Le combat au corps à corps nécessite l’acquisition de techniques, le développement de qualités physiques, des connaissances tactiques, stratégiques, historiques, psychologiques, etc.
Si ces éléments peuvent être facilement acquis, il faut ensuite de nombreuses années d’expérience et d’entraînement assidu avant que le pratiquant ne puisse se mouvoir avec aisance dans la situation chaotique du combat, s’adapter à différents types d’adversaires et d’environnements. Parvenu à ce stade il possède une connaissance intuitive de son univers dont il peut utiliser les flux aux fins de sa créativité. Cette voie peut rester, sa vie durant, une source de progrès qui irrigue tous les aspects de son existence.
Pourtant, ces possibilités d’élévation n’offrent malheureusement aucune garantie de succès et il suffit de fréquenter les dojos ou autres salles d’entraînement pour s’en convaincre.
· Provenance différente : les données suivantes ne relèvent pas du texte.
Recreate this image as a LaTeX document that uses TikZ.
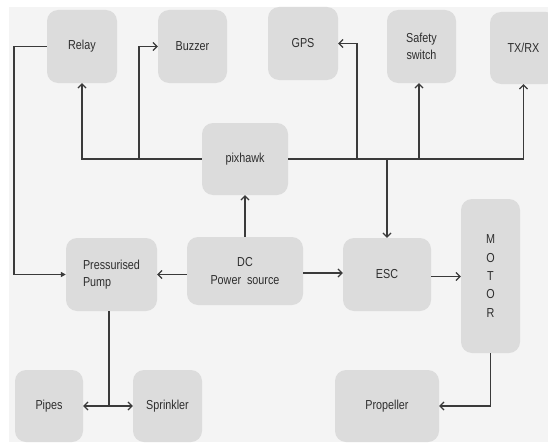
\documentclass[tikz,border=0pt]{standalone}
\usepackage{fontspec}
\setmainfont{Liberation Sans}[FakeStretch=0.83]
\usetikzlibrary{arrows.meta}
\definecolor{bg}{HTML}{F4F4F4}
\definecolor{boxc}{HTML}{DCDCDC}
\definecolor{linec}{HTML}{3A3A3A}
\definecolor{txt}{HTML}{2E2E2E}
\tikzset{
  blk/.style={fill=boxc, rounded corners=11pt, inner sep=0pt, text=txt,
    font=\fontsize{13}{17.5}\selectfont, align=center},
  conn/.style={draw=linec, line width=1.4pt},
  arr/.style={conn, -{Straight Barb[length=4pt,width=8pt,line width=1.2pt]}},
  arrf/.style={conn, -{Triangle[length=5pt,width=5pt]}}
}
\begin{document}
\begin{tikzpicture}[x=1pt,y=-1pt]
\useasboundingbox (0,0) rectangle (548,444);
\fill[white] (0,0) rectangle (548,444);
\fill[bg] (9,7) rectangle (548,442);
\begin{scope}
\clip (0,0) rectangle (548,444);
\node[blk, minimum width=70pt, minimum height=73pt] (relay) at (82,46.5) {Relay};
\node[blk, minimum width=69pt, minimum height=73pt] (buzzer) at (192.5,46.5) {Buzzer};
\node[blk, minimum width=70pt, minimum height=73pt] (gps) at (303,43.5) {GPS};
\node[blk, minimum width=69pt, minimum height=73pt] (safety) at (421.5,46.5) {Safety\\switch};
\node[blk, minimum width=67pt, minimum height=72pt] (txrx) at (523.5,48) {TX/RX};
\node[blk, minimum width=86pt, minimum height=72pt] (pixhawk) at (245,159) {pixhawk};
\node[blk, minimum width=116pt, minimum height=68pt] (dc) at (245,271) {DC\\Power\ \ source};
\node[blk, minimum width=91pt, minimum height=73pt, align=left] (pump) at (111.5,274.5) {Pressurised\\Pump};
\node[blk, minimum width=88pt, minimum height=73pt] (esc) at (387,274.5) {ESC};
\node[blk, minimum width=59pt, minimum height=154pt, font=\fontsize{13}{18.3}\selectfont] (motor) at (490.5,276) {M\\O\\T\\O\\R};
\node[blk, minimum width=68pt, minimum height=72pt] (pipes) at (49,406) {Pipes};
\node[blk, minimum width=69pt, minimum height=72pt] (sprinkler) at (167.5,406) {Sprinkler};
\node[blk, minimum width=104pt, minimum height=72pt] (propeller) at (387,406) {Propeller};
\end{scope}
\coordinate (jb) at (139,159);
\coordinate (jg) at (357,159);
\coordinate (js) at (419,159);
\coordinate (je) at (387,159);
\coordinate (rl) at (14,46.5);
\coordinate (pj) at (109,406);
% bus
\draw[arr] (pixhawk.west) -| (relay.south);
\draw[arr] (jb) |- (buzzer.west);
\draw[arr] (pixhawk.east) -| (txrx.south);
\draw[arr] (jg) |- (gps.east);
\draw[arr] (js) -- (js |- safety.south);
\draw[arr] (je) -- (esc.north);
% power
\draw[arr] (dc.north) -- (pixhawk.south);
\draw[arr] (dc.west |- pump.east) -- (pump.east);
\draw[arr] ([yshift=-2pt]dc.east) -- ([yshift=-2pt]dc.east -| esc.west);
\draw[arr] ([yshift=-2pt]esc.east) -- ([yshift=-2pt]esc.east -| motor.west);
\draw[arr] (motor.south) |- (propeller.east);
% relay to pump
\draw[arrf] (relay.west) -- (rl) |- (pump.west);
% pump outputs
\draw[conn] (pump.south -| pj) -- (pj);
\draw[arr] (pj) -- (pipes.east);
\draw[arr] (pj) -- (sprinkler.west);
\end{tikzpicture}
\end{document}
L’ego, même s’il n’est peut-être pas cette bête infâme que l’on prétend devoir éradiquer à tout prix, n’en demeure pas moins une composante de l’homme qui manifeste sa peur de disparaître et même simplement de ne pas paraître. Les couches multiples de l’esprit ne cessent d’élaborer des stratégies pour couvrir la vanité d’un voile d’humilité, déguiser l’avidité en générosité et donner à la lâcheté les apparences du courage. Il n’y a pas d’or que l’ego ne parvienne à transformer en plomb.
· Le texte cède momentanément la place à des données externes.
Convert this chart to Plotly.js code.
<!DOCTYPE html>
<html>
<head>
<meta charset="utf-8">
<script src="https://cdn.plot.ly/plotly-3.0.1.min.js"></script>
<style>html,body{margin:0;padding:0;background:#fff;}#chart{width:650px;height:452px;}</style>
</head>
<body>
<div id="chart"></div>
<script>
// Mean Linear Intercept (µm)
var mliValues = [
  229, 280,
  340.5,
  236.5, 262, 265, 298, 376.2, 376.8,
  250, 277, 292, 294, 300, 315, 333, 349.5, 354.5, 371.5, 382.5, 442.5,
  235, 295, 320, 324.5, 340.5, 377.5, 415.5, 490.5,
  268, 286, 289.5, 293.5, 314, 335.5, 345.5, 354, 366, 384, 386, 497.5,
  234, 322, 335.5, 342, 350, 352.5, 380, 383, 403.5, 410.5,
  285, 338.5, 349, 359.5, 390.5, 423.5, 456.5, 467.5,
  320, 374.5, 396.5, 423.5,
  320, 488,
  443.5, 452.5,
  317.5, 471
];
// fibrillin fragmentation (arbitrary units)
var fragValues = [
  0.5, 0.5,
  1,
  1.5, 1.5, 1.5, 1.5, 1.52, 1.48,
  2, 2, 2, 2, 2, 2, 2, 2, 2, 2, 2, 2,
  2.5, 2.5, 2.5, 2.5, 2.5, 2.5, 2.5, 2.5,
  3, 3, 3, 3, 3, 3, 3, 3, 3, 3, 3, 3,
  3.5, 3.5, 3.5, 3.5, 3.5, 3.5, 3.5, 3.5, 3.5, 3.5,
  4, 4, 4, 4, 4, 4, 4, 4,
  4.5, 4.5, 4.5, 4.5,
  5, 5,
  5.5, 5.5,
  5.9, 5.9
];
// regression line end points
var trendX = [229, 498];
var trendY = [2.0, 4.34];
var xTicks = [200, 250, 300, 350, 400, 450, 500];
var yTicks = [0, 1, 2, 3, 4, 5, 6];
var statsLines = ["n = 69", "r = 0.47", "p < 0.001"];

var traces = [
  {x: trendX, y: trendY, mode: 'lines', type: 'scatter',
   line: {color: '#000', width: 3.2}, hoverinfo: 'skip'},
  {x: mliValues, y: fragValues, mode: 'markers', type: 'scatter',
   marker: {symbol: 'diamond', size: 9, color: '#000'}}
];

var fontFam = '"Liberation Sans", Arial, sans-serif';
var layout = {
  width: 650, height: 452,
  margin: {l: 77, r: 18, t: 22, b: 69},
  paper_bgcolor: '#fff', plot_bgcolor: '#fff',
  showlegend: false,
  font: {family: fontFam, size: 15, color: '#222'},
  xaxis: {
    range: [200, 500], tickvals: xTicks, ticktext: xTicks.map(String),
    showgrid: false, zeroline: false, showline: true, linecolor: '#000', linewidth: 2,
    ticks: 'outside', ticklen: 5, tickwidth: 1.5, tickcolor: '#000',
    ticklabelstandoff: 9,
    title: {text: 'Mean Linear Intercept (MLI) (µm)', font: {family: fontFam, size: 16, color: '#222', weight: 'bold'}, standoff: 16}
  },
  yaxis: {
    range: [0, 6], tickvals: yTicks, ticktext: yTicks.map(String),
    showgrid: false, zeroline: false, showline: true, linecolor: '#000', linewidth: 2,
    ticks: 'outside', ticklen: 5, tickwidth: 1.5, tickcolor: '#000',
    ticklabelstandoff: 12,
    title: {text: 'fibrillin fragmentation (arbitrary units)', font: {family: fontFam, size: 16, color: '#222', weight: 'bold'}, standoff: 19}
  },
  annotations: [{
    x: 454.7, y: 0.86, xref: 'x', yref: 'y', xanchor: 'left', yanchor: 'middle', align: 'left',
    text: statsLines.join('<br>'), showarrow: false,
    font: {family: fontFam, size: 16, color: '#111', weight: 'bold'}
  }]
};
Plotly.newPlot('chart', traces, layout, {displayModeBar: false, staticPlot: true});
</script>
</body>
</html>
Dans un modèle de société de plus en plus axé sur les apparences, la compétition et la consommation, nombreuses sont les personnes cherchant une alternative à leur sentiment d’insatisfaction. Les arts martiaux, dans leurs formes traditionnelles, ne sont pas d’un accès facile, ils ne sont pas spectaculaires (en comparaison de leur caricature cinématographique), ils sont orientés vers un dépassement de soi (contrairement aux sports de combat, dont les compétitions nourrissent les ego et le show-business) et leur essence ne peut pas être achetée avec de l’argent, mais seulement avec de la sueur et surtout du temps – denrée terriblement rare chez celui qui est passé du statut d’homme, à celui de consommateur. Curieusement, ces particularités, qui sont autant d’obstacles sur le chemin du débutant, deviennent avec les ans, les piliers sur lesquels le pratiquant construit un espace de liberté et d’épanouissement, le mettant progressivement à l’écart des fatuités mondaines.
À l’évidence, il en va des arts martiaux comme de la plupart des activités non alimentaires ; certains les pratiquent dans le plus total dilettantisme, tandis que d’autres y investissent tout le temps et l’énergie dont ils disposent, avec entre deux tout le spectre d’engagement qui sépare ces deux extrêmes. Il est probable que chacun y trouve son compte. Sans doute le peintre du dimanche est-il satisfait de cette activité récréative et ne voit aucune raison d’y perdre une oreille, tandis que d’autres en font une pratique incandescente, sont possédés, et ne reculent devant aucun sacrifice dans la poursuite du Graal. Le plus important est probablement de savoir exactement où l’on se situe, et de mettre son investissement en adéquation avec ses objectifs… ou l’inverse.